BEGIN Supplied entries
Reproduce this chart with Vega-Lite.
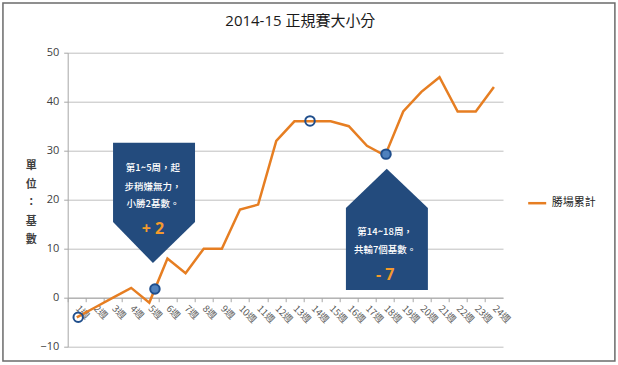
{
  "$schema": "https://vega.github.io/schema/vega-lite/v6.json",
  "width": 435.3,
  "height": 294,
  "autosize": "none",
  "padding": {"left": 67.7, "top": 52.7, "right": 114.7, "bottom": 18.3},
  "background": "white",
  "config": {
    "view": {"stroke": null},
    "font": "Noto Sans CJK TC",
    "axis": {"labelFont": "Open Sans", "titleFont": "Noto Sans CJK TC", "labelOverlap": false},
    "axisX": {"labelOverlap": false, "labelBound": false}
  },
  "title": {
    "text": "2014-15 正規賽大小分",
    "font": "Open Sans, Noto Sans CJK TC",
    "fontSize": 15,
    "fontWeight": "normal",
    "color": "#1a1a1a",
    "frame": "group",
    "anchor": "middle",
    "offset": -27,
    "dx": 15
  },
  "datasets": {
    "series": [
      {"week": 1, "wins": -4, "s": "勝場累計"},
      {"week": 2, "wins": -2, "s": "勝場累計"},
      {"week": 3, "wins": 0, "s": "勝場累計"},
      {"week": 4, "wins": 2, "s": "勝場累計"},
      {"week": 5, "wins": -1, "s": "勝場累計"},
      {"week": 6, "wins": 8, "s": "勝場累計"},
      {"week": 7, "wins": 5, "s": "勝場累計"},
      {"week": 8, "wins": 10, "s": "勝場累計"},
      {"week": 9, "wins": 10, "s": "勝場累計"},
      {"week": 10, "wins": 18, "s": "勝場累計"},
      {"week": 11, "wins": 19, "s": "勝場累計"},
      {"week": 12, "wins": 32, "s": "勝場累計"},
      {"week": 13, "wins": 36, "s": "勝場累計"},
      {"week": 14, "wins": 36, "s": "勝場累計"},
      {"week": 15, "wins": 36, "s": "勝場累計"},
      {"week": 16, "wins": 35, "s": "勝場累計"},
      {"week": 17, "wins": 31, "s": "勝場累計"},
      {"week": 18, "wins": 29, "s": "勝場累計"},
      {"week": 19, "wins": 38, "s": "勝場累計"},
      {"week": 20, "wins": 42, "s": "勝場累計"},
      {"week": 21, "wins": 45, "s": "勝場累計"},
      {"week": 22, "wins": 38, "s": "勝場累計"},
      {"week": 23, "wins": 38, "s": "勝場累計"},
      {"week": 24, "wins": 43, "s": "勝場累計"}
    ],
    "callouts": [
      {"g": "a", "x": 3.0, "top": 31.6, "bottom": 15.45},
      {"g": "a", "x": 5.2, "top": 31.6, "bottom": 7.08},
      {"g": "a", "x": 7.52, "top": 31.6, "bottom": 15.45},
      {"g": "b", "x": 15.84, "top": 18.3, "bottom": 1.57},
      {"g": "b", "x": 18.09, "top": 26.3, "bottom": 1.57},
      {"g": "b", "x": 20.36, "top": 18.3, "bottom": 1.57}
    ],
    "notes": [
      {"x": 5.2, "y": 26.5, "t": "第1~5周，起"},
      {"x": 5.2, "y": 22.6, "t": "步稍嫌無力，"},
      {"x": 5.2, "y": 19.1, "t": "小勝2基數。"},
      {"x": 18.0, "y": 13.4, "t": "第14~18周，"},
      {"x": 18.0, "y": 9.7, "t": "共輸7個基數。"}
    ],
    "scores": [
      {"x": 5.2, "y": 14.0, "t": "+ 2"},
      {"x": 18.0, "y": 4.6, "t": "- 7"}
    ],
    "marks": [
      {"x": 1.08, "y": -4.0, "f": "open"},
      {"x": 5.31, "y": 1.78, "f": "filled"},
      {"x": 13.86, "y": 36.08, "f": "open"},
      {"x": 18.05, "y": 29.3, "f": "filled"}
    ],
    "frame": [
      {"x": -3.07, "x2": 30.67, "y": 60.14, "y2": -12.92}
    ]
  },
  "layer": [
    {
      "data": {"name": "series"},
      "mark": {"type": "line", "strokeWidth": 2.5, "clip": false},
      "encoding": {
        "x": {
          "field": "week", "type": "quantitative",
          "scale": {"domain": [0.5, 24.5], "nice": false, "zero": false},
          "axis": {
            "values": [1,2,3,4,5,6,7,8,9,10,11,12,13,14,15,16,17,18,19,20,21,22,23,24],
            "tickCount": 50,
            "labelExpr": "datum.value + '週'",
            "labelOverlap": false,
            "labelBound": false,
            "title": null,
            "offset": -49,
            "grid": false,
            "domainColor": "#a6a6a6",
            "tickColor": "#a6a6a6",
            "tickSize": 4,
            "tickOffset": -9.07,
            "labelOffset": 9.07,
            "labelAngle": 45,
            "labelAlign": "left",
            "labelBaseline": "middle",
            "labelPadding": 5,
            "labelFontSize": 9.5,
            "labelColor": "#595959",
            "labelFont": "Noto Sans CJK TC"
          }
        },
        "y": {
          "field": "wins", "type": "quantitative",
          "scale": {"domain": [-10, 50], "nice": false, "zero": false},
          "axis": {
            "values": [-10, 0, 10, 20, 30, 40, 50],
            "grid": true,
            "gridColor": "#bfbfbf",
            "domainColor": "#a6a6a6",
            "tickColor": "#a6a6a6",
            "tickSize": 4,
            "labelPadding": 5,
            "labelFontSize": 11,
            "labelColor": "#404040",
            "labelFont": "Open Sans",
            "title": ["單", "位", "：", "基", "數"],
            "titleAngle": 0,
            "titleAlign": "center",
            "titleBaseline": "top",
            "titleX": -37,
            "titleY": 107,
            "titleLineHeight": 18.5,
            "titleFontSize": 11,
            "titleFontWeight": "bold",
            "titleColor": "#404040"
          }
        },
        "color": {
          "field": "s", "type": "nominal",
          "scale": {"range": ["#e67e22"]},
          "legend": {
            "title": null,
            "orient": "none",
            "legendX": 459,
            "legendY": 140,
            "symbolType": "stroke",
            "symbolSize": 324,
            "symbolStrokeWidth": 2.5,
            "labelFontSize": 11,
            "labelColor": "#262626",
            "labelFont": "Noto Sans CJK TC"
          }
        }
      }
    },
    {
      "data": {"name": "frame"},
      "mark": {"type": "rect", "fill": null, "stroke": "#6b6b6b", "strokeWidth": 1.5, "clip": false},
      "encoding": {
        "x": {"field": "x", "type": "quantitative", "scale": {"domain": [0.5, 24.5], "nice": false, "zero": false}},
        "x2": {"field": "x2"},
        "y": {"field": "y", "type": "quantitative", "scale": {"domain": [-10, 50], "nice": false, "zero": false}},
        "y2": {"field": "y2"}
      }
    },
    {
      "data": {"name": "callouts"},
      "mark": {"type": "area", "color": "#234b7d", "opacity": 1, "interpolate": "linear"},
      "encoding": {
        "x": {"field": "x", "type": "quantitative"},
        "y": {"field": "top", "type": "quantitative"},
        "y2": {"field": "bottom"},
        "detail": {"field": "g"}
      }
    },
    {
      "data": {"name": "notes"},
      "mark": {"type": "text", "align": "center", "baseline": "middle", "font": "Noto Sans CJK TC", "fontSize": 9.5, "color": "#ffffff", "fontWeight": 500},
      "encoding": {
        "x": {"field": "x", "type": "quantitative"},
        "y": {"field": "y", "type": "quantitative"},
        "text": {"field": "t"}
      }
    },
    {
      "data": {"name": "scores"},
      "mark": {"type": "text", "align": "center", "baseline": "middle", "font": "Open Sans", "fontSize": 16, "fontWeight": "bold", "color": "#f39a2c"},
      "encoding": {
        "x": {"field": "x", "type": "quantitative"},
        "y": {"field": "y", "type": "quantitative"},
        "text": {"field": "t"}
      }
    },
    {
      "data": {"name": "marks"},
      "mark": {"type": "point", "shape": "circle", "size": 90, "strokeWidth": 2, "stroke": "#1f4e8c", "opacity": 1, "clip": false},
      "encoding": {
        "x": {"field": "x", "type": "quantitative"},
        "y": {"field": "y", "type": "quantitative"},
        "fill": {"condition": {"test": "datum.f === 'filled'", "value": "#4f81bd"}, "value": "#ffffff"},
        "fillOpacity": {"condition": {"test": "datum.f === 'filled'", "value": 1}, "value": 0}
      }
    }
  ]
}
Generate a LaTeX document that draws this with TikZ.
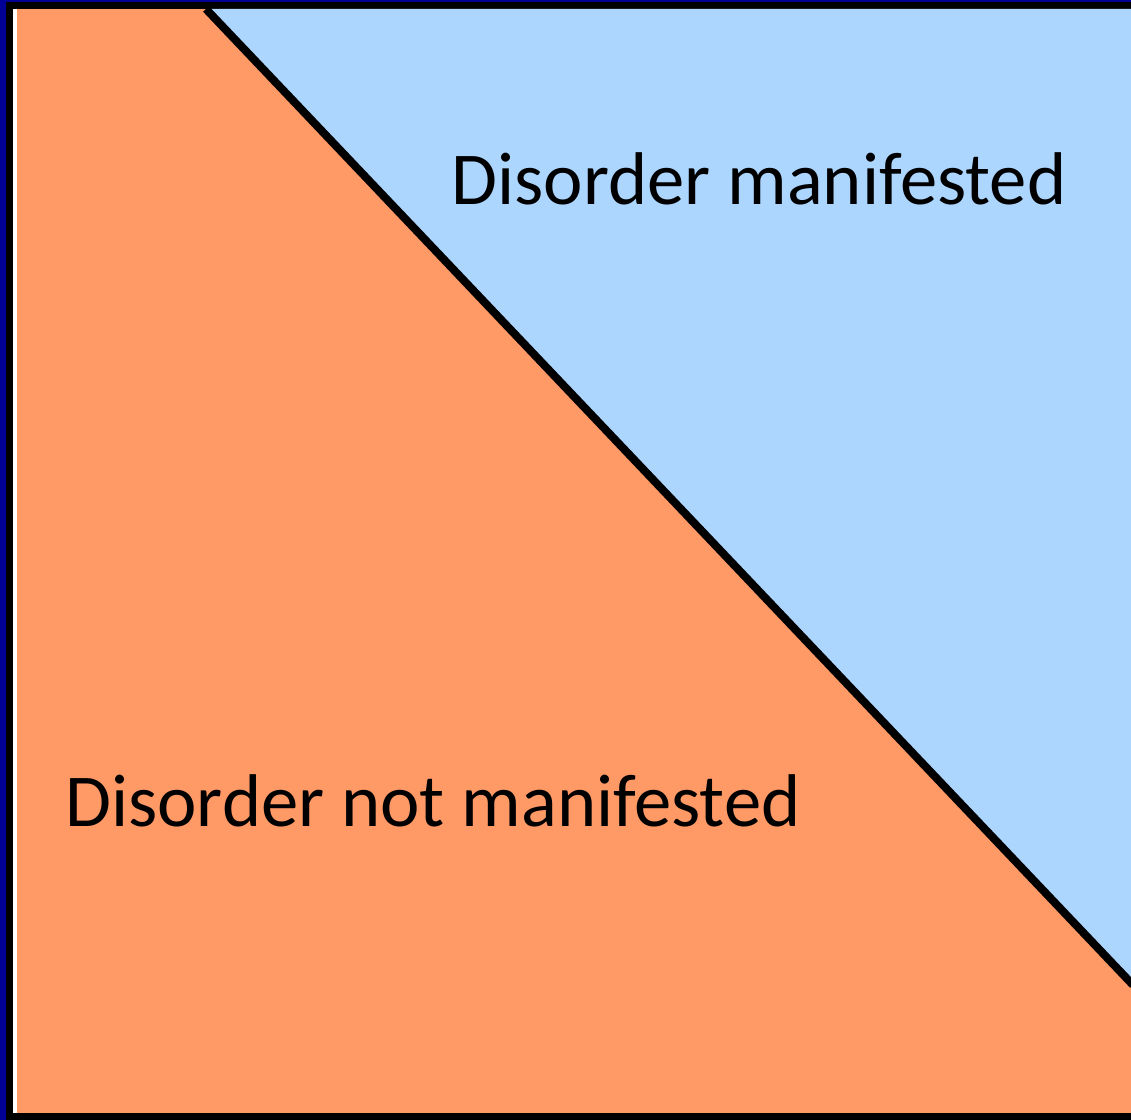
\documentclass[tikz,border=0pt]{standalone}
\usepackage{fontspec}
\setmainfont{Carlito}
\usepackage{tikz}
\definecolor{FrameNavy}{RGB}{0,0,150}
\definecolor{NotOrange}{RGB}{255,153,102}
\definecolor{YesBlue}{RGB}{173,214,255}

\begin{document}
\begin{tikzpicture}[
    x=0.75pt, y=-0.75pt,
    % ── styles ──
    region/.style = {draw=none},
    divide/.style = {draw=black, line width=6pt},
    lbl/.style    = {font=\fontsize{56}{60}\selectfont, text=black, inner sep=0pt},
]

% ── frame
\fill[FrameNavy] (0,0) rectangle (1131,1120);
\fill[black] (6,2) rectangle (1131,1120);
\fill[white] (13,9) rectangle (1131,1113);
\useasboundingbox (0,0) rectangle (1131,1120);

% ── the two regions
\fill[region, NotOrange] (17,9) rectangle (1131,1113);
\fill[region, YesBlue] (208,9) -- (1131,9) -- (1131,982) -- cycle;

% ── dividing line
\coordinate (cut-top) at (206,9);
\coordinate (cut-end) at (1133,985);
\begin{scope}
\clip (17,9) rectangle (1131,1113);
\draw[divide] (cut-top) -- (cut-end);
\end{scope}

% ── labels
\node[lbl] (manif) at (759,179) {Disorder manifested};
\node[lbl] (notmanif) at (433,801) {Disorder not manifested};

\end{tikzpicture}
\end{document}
END Supplied entries
BEGIN Supplied entries
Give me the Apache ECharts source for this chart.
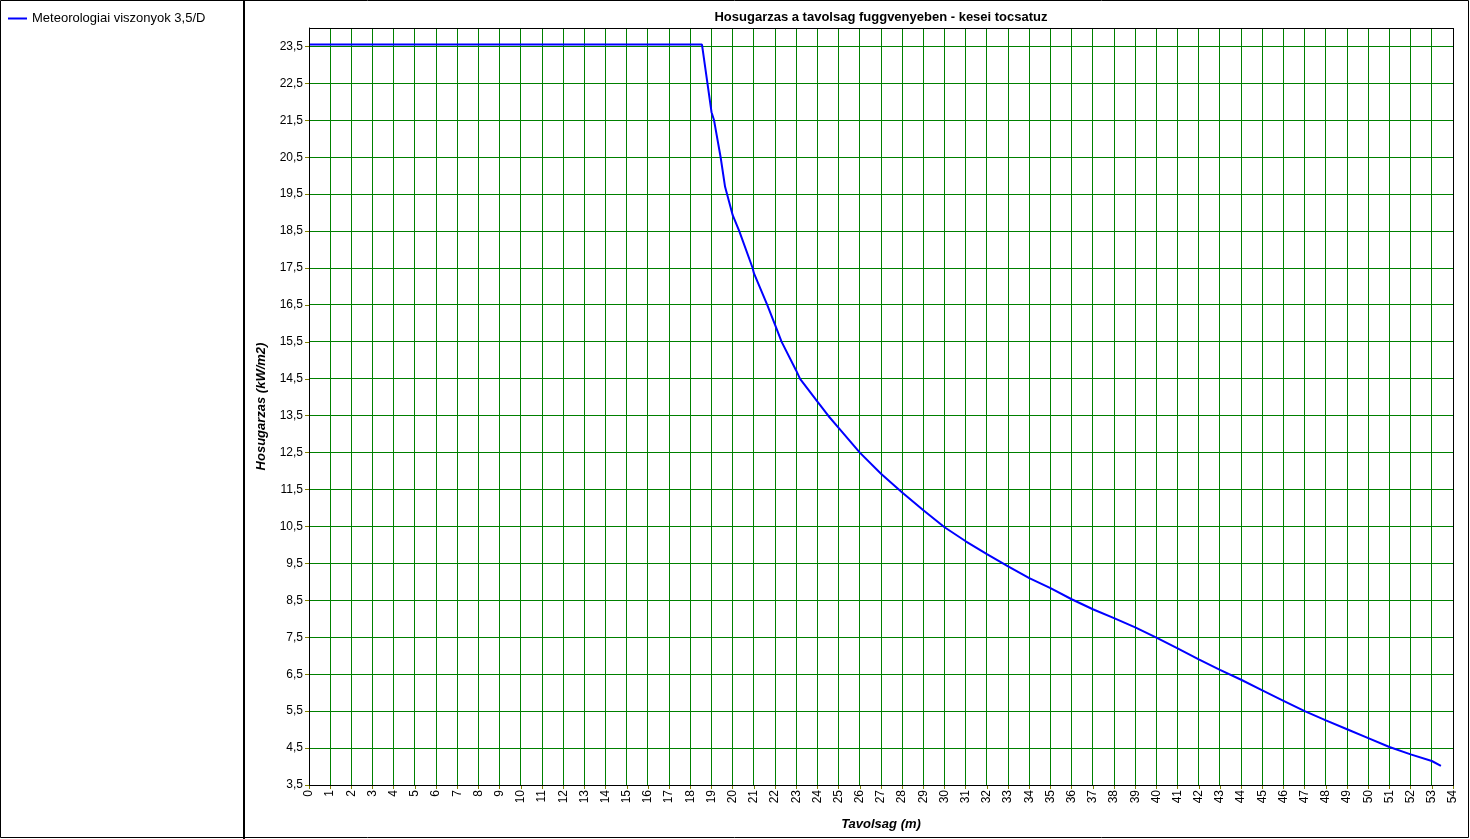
END Supplied entries
• [What you should do]: Search the preceding listing for "with" and extract every line where it is found.

• [Exercise response]:
Reproduce this chart with Vega-Lite.
Generate a LaTeX document that draws this with TikZ.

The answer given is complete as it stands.